### [EXERCISE TASK]
Starting at the first line of the listing below, repeat each line exactly until the line containing "import seaborn as sns", which you include. Leave out pictures.

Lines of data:
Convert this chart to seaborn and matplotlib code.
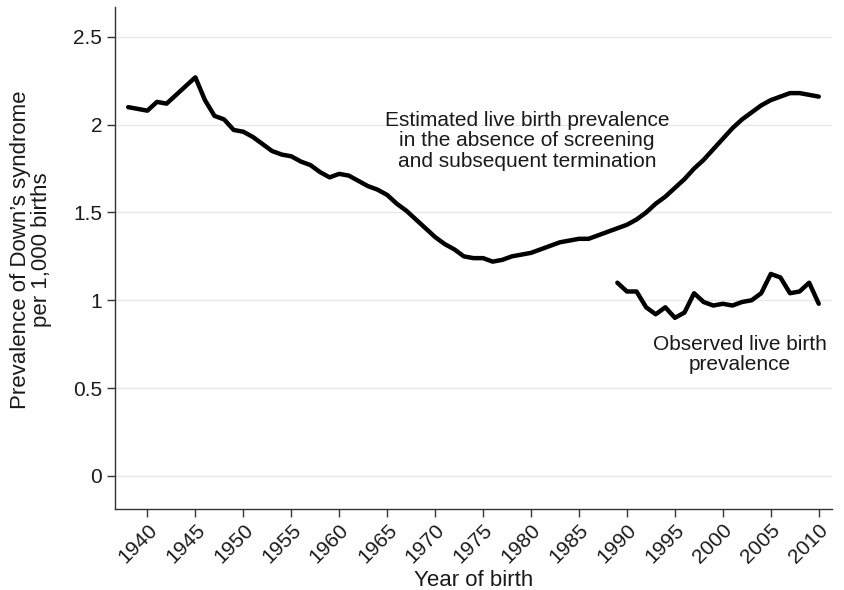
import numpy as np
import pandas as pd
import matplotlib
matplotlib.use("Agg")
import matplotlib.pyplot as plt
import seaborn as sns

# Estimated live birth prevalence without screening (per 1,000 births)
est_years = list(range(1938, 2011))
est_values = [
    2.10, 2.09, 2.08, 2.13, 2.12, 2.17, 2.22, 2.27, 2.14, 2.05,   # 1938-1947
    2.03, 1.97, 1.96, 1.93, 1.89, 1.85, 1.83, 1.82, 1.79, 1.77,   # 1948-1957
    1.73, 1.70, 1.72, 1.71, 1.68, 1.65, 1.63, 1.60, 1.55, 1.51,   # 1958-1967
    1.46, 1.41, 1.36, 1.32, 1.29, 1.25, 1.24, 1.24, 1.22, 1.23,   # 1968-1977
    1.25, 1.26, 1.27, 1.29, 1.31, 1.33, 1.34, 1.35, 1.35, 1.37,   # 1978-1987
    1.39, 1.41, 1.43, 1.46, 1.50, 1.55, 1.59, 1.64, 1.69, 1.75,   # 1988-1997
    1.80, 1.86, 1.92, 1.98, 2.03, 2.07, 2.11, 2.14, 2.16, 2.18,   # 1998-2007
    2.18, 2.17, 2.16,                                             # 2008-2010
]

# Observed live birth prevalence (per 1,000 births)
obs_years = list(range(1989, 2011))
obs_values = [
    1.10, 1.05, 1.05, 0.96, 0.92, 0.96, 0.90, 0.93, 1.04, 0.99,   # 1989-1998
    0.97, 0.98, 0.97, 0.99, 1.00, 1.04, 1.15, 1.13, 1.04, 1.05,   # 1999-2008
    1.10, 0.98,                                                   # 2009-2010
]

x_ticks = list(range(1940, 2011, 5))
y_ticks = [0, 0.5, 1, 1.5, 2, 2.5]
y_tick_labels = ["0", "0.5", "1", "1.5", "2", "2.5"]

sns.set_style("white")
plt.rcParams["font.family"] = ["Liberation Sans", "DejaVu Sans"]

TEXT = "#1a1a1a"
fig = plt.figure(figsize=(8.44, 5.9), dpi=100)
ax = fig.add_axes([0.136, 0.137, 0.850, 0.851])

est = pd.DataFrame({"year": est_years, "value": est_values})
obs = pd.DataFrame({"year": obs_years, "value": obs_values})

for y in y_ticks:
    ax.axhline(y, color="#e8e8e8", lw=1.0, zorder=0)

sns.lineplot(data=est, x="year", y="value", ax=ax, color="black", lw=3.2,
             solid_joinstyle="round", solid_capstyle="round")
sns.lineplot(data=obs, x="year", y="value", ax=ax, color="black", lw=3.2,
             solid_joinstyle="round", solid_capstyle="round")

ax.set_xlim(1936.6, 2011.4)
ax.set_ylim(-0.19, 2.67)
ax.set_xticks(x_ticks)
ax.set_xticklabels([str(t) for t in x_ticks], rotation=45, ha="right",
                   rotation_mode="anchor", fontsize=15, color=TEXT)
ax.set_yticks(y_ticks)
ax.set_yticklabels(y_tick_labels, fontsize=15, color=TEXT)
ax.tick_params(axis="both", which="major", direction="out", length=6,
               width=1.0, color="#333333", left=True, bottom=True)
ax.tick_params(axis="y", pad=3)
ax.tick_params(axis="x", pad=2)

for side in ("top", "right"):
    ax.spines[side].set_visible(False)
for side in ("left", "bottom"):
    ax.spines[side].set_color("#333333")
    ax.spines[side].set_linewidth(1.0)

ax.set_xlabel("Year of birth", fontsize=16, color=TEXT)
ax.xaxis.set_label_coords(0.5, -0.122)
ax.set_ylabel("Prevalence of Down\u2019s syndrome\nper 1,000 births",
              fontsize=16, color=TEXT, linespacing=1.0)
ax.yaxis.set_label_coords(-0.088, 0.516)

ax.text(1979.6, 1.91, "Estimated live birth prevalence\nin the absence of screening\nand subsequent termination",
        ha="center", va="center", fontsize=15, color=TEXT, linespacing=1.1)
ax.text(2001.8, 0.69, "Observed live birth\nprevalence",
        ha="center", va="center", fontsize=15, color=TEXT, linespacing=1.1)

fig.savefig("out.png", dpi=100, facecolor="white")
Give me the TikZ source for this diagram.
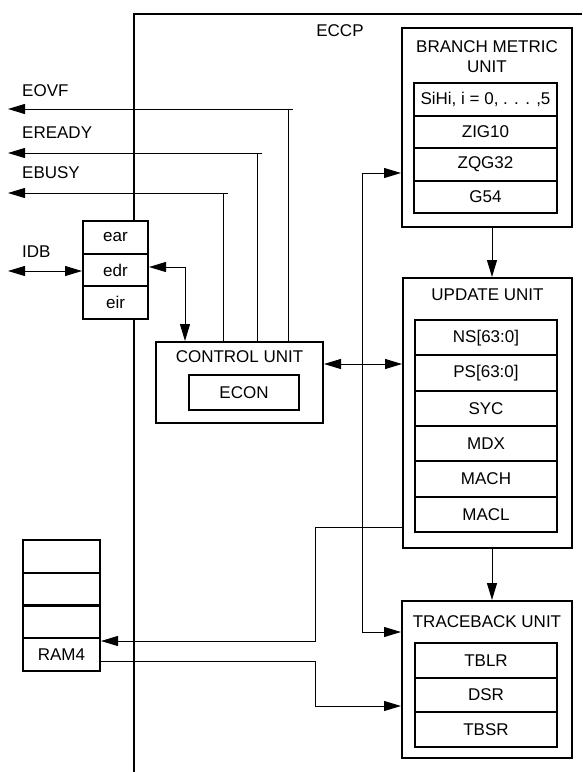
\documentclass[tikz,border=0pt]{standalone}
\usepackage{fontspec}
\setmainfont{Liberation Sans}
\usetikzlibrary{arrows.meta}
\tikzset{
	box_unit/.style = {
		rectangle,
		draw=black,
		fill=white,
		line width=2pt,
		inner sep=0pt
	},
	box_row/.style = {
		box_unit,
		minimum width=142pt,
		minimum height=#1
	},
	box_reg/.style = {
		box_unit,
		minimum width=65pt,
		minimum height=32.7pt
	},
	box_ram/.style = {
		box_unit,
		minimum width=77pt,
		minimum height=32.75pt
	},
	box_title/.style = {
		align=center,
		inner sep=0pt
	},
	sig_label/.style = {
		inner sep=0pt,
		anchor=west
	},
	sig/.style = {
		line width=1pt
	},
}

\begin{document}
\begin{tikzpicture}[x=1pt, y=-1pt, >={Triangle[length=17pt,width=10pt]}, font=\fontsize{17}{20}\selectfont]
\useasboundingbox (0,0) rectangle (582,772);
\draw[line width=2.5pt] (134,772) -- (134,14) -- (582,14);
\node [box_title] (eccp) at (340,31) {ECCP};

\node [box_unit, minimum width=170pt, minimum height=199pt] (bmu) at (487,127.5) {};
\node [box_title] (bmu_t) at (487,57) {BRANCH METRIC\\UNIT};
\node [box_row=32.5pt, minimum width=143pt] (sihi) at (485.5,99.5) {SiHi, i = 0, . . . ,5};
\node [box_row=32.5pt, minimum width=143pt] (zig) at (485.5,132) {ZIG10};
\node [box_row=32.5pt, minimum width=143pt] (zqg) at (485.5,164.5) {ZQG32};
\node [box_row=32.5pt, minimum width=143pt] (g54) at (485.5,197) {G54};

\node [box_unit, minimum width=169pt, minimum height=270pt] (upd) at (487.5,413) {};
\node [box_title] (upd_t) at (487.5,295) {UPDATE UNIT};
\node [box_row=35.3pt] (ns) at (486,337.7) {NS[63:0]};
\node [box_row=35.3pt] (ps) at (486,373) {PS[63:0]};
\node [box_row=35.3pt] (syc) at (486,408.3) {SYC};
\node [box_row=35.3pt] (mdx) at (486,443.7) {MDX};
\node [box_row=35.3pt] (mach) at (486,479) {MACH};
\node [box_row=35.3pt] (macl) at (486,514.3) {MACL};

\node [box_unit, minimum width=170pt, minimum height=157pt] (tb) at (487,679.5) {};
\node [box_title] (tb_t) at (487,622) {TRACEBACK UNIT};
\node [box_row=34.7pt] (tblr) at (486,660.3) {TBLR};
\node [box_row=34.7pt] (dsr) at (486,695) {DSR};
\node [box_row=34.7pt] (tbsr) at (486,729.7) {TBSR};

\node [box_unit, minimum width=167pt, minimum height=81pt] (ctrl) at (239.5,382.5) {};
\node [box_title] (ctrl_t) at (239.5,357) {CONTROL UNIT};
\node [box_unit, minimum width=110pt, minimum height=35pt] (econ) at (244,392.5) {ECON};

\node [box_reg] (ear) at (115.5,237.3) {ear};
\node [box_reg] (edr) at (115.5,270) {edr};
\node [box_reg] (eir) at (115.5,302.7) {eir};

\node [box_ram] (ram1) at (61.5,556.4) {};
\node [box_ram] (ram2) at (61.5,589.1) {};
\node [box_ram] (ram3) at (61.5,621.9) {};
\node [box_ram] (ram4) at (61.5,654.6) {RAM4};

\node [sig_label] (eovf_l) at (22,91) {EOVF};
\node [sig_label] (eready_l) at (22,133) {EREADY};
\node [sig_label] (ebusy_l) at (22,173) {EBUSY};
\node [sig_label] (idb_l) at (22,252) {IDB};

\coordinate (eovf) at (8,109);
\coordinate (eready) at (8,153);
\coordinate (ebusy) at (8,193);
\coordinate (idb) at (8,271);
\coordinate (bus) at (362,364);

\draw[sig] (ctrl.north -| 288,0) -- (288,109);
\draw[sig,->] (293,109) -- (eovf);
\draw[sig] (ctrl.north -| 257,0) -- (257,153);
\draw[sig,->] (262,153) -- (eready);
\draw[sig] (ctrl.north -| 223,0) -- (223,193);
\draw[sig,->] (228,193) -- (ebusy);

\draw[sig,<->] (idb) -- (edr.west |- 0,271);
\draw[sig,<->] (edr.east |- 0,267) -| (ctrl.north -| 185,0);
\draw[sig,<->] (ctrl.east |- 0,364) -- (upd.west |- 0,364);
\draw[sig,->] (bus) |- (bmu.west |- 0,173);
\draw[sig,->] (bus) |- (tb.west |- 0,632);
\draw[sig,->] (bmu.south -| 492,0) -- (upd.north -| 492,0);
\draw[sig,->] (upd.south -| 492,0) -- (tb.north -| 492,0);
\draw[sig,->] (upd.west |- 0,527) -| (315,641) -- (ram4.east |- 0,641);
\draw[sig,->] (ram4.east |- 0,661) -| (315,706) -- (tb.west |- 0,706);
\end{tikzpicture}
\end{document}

### [RESPONSE]
Convert this chart to seaborn and matplotlib code.
import numpy as np
import pandas as pd
import matplotlib
matplotlib.use("Agg")
import matplotlib.pyplot as plt
import seaborn as sns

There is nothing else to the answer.